Don’t expect everyone to say yes straightaway
“It’s absolutely to be anticipated – and quite normal – for people who haven’t experienced everything you’ve experienced on your journey of innovation to take a little time to warm up to your good idea. If you don’t recognise that and you just get cross about it, you’re actually being unreasonable. The first thing to do is simply get over it. Innovation is tough! So what are you going to do about it? Once you’ve got your steel helmet on and you’re crouched in the battle position, the next stage is to figure out how to see through the eyes of your naysayer, the senior stakeholder who is apparently blocking you. What’s causing this? Is it that they don’t understand the insights or the idea? Is it that they can’t see how the idea is commercially useful? Do they feel the idea is off-strategy?
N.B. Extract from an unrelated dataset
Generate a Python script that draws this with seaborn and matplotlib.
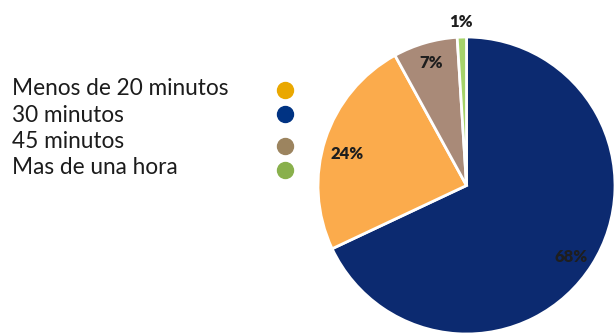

These are all perfectly valid reasons to critique an idea. You have to think about your idea from all angles: we call it ‘rigging for impact’. Stress-test it with alternative perspectives. We will frequently adopt the persona of the toughest financial director, or the most sceptical operations manager or factory manager, work out their potential objections and plan for those. Unless you do that, you just have to rely on being lucky – but you can make your own luck by doing your homework.”